**What you should do**.
Copy out every line exactly, passing over the pictures.

**Data extract**.
* * *

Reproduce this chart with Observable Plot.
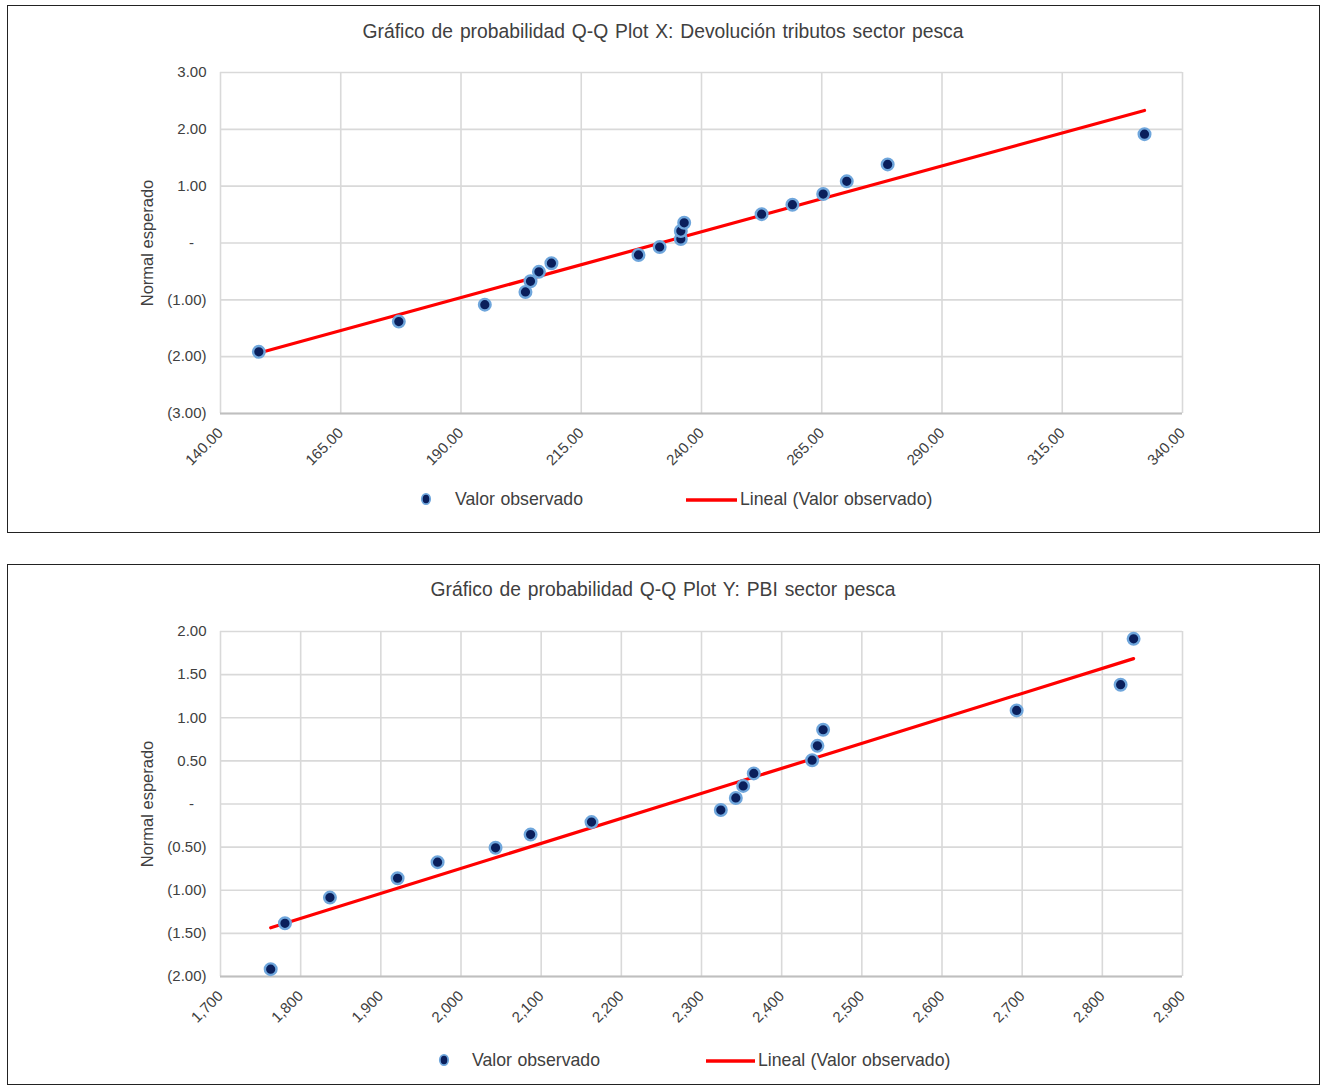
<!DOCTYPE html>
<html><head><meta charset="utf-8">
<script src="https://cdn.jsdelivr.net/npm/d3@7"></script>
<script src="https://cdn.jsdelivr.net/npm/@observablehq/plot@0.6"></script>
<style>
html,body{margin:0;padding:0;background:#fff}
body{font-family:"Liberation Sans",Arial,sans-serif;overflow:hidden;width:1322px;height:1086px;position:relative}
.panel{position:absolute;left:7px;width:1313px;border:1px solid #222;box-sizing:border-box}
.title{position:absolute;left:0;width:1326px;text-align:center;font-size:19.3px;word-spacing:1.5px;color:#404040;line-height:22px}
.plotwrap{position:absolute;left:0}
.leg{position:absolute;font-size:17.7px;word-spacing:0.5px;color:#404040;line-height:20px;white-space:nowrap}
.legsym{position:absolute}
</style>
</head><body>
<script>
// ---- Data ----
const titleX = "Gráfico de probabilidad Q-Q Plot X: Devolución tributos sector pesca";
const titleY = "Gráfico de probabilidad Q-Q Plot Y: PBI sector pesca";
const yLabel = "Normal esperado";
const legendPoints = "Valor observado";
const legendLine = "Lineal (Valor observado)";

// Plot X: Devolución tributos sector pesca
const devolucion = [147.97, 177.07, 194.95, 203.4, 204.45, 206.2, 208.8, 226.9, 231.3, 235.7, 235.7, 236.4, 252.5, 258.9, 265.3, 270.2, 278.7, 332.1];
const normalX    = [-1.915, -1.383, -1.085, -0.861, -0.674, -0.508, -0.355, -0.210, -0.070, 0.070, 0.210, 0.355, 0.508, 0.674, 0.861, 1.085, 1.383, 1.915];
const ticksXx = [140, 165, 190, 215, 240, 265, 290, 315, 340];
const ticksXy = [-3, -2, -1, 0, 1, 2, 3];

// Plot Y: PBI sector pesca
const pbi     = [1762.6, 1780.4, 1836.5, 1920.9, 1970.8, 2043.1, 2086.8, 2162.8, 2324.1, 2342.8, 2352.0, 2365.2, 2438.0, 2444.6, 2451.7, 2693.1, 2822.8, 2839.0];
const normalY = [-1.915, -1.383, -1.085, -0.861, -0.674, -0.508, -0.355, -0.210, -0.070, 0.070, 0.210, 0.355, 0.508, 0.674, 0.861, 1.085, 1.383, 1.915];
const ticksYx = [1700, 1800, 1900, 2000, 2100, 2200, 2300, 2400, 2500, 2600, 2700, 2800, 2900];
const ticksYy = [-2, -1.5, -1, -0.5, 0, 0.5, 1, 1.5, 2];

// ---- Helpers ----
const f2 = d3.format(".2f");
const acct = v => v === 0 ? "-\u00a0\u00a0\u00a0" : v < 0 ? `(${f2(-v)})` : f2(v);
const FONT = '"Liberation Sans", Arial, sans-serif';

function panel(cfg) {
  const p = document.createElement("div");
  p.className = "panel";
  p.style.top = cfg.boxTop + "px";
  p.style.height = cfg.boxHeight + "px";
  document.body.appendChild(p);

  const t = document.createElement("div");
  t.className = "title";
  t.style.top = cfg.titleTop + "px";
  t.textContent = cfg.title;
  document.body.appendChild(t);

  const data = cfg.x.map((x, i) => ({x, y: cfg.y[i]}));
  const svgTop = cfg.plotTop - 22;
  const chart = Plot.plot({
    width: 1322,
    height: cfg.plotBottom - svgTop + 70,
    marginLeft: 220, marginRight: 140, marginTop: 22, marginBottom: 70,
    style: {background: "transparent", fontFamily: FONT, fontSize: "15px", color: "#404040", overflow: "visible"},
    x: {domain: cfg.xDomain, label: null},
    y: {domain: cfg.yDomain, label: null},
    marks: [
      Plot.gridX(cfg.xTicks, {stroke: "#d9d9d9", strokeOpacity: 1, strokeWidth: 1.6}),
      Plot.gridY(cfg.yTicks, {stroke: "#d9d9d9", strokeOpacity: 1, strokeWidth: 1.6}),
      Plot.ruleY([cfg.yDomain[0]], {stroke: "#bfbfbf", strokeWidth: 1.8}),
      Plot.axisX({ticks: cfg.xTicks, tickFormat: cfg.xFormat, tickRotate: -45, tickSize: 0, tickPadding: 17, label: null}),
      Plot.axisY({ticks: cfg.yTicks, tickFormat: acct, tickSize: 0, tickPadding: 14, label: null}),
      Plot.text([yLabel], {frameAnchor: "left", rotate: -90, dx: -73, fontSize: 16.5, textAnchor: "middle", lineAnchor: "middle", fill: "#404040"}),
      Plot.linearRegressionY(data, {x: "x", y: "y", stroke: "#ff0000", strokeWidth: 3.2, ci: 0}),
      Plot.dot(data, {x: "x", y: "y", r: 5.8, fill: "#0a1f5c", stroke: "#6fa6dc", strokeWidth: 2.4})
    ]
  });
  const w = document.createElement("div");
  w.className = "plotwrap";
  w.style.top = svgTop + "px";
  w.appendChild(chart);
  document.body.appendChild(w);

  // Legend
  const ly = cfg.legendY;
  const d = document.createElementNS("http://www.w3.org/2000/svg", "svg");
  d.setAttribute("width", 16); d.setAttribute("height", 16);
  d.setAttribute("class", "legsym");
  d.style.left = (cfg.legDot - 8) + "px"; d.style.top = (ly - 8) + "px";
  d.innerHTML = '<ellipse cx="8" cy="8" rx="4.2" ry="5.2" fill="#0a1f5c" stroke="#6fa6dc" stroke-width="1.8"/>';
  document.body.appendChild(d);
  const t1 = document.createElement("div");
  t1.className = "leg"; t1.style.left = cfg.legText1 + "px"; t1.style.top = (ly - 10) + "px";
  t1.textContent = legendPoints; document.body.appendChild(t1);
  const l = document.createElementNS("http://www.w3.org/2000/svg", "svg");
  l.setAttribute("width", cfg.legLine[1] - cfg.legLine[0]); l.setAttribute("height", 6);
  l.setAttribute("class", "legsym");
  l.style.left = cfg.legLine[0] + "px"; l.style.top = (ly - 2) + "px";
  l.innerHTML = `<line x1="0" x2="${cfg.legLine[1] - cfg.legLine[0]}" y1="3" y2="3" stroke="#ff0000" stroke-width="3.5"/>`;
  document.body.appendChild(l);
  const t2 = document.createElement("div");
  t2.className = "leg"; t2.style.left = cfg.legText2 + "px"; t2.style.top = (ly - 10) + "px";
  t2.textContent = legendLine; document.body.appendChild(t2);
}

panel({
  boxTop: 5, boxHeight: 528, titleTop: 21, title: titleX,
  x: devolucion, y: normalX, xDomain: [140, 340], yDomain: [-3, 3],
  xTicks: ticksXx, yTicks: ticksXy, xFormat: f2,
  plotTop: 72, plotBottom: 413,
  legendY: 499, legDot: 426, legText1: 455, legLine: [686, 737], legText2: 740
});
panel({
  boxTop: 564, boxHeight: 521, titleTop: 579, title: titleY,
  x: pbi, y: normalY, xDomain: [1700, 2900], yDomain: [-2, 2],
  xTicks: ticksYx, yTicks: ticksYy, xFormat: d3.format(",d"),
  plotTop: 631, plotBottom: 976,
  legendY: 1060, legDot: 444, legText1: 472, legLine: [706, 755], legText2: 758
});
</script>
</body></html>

* * *

**Solution for this task**.
Reproduce this chart with Observable Plot.
<!DOCTYPE html>
<html><head><meta charset="utf-8">
<script src="https://cdn.jsdelivr.net/npm/d3@7"></script>
<script src="https://cdn.jsdelivr.net/npm/@observablehq/plot@0.6"></script>
<style>
html,body{margin:0;padding:0;background:#fff}
body{font-family:"Liberation Sans",Arial,sans-serif;overflow:hidden;width:1322px;height:1086px;position:relative}
.panel{position:absolute;left:7px;width:1313px;border:1px solid #222;box-sizing:border-box}
.title{position:absolute;left:0;width:1326px;text-align:center;font-size:19.3px;word-spacing:1.5px;color:#404040;line-height:22px}
.plotwrap{position:absolute;left:0}
.leg{position:absolute;font-size:17.7px;word-spacing:0.5px;color:#404040;line-height:20px;white-space:nowrap}
.legsym{position:absolute}
</style>
</head><body>
<script>
// ---- Data ----
const titleX = "Gráfico de probabilidad Q-Q Plot X: Devolución tributos sector pesca";
const titleY = "Gráfico de probabilidad Q-Q Plot Y: PBI sector pesca";
const yLabel = "Normal esperado";
const legendPoints = "Valor observado";
const legendLine = "Lineal (Valor observado)";

// Plot X: Devolución tributos sector pesca
const devolucion = [147.97, 177.07, 194.95, 203.4, 204.45, 206.2, 208.8, 226.9, 231.3, 235.7, 235.7, 236.4, 252.5, 258.9, 265.3, 270.2, 278.7, 332.1];
const normalX    = [-1.915, -1.383, -1.085, -0.861, -0.674, -0.508, -0.355, -0.210, -0.070, 0.070, 0.210, 0.355, 0.508, 0.674, 0.861, 1.085, 1.383, 1.915];
const ticksXx = [140, 165, 190, 215, 240, 265, 290, 315, 340];
const ticksXy = [-3, -2, -1, 0, 1, 2, 3];

// Plot Y: PBI sector pesca
const pbi     = [1762.6, 1780.4, 1836.5, 1920.9, 1970.8, 2043.1, 2086.8, 2162.8, 2324.1, 2342.8, 2352.0, 2365.2, 2438.0, 2444.6, 2451.7, 2693.1, 2822.8, 2839.0];
const normalY = [-1.915, -1.383, -1.085, -0.861, -0.674, -0.508, -0.355, -0.210, -0.070, 0.070, 0.210, 0.355, 0.508, 0.674, 0.861, 1.085, 1.383, 1.915];
const ticksYx = [1700, 1800, 1900, 2000, 2100, 2200, 2300, 2400, 2500, 2600, 2700, 2800, 2900];
const ticksYy = [-2, -1.5, -1, -0.5, 0, 0.5, 1, 1.5, 2];

// ---- Helpers ----
const f2 = d3.format(".2f");
const acct = v => v === 0 ? "-\u00a0\u00a0\u00a0" : v < 0 ? `(${f2(-v)})` : f2(v);
const FONT = '"Liberation Sans", Arial, sans-serif';

function panel(cfg) {
  const p = document.createElement("div");
  p.className = "panel";
  p.style.top = cfg.boxTop + "px";
  p.style.height = cfg.boxHeight + "px";
  document.body.appendChild(p);

  const t = document.createElement("div");
  t.className = "title";
  t.style.top = cfg.titleTop + "px";
  t.textContent = cfg.title;
  document.body.appendChild(t);

  const data = cfg.x.map((x, i) => ({x, y: cfg.y[i]}));
  const svgTop = cfg.plotTop - 22;
  const chart = Plot.plot({
    width: 1322,
    height: cfg.plotBottom - svgTop + 70,
    marginLeft: 220, marginRight: 140, marginTop: 22, marginBottom: 70,
    style: {background: "transparent", fontFamily: FONT, fontSize: "15px", color: "#404040", overflow: "visible"},
    x: {domain: cfg.xDomain, label: null},
    y: {domain: cfg.yDomain, label: null},
    marks: [
      Plot.gridX(cfg.xTicks, {stroke: "#d9d9d9", strokeOpacity: 1, strokeWidth: 1.6}),
      Plot.gridY(cfg.yTicks, {stroke: "#d9d9d9", strokeOpacity: 1, strokeWidth: 1.6}),
      Plot.ruleY([cfg.yDomain[0]], {stroke: "#bfbfbf", strokeWidth: 1.8}),
      Plot.axisX({ticks: cfg.xTicks, tickFormat: cfg.xFormat, tickRotate: -45, tickSize: 0, tickPadding: 17, label: null}),
      Plot.axisY({ticks: cfg.yTicks, tickFormat: acct, tickSize: 0, tickPadding: 14, label: null}),
      Plot.text([yLabel], {frameAnchor: "left", rotate: -90, dx: -73, fontSize: 16.5, textAnchor: "middle", lineAnchor: "middle", fill: "#404040"}),
      Plot.linearRegressionY(data, {x: "x", y: "y", stroke: "#ff0000", strokeWidth: 3.2, ci: 0}),
      Plot.dot(data, {x: "x", y: "y", r: 5.8, fill: "#0a1f5c", stroke: "#6fa6dc", strokeWidth: 2.4})
    ]
  });
  const w = document.createElement("div");
  w.className = "plotwrap";
  w.style.top = svgTop + "px";
  w.appendChild(chart);
  document.body.appendChild(w);

  // Legend
  const ly = cfg.legendY;
  const d = document.createElementNS("http://www.w3.org/2000/svg", "svg");
  d.setAttribute("width", 16); d.setAttribute("height", 16);
  d.setAttribute("class", "legsym");
  d.style.left = (cfg.legDot - 8) + "px"; d.style.top = (ly - 8) + "px";
  d.innerHTML = '<ellipse cx="8" cy="8" rx="4.2" ry="5.2" fill="#0a1f5c" stroke="#6fa6dc" stroke-width="1.8"/>';
  document.body.appendChild(d);
  const t1 = document.createElement("div");
  t1.className = "leg"; t1.style.left = cfg.legText1 + "px"; t1.style.top = (ly - 10) + "px";
  t1.textContent = legendPoints; document.body.appendChild(t1);
  const l = document.createElementNS("http://www.w3.org/2000/svg", "svg");
  l.setAttribute("width", cfg.legLine[1] - cfg.legLine[0]); l.setAttribute("height", 6);
  l.setAttribute("class", "legsym");
  l.style.left = cfg.legLine[0] + "px"; l.style.top = (ly - 2) + "px";
  l.innerHTML = `<line x1="0" x2="${cfg.legLine[1] - cfg.legLine[0]}" y1="3" y2="3" stroke="#ff0000" stroke-width="3.5"/>`;
  document.body.appendChild(l);
  const t2 = document.createElement("div");
  t2.className = "leg"; t2.style.left = cfg.legText2 + "px"; t2.style.top = (ly - 10) + "px";
  t2.textContent = legendLine; document.body.appendChild(t2);
}

panel({
  boxTop: 5, boxHeight: 528, titleTop: 21, title: titleX,
  x: devolucion, y: normalX, xDomain: [140, 340], yDomain: [-3, 3],
  xTicks: ticksXx, yTicks: ticksXy, xFormat: f2,
  plotTop: 72, plotBottom: 413,
  legendY: 499, legDot: 426, legText1: 455, legLine: [686, 737], legText2: 740
});
panel({
  boxTop: 564, boxHeight: 521, titleTop: 579, title: titleY,
  x: pbi, y: normalY, xDomain: [1700, 2900], yDomain: [-2, 2],
  xTicks: ticksYx, yTicks: ticksYy, xFormat: d3.format(",d"),
  plotTop: 631, plotBottom: 976,
  legendY: 1060, legDot: 444, legText1: 472, legLine: [706, 755], legText2: 758
});
</script>
</body></html>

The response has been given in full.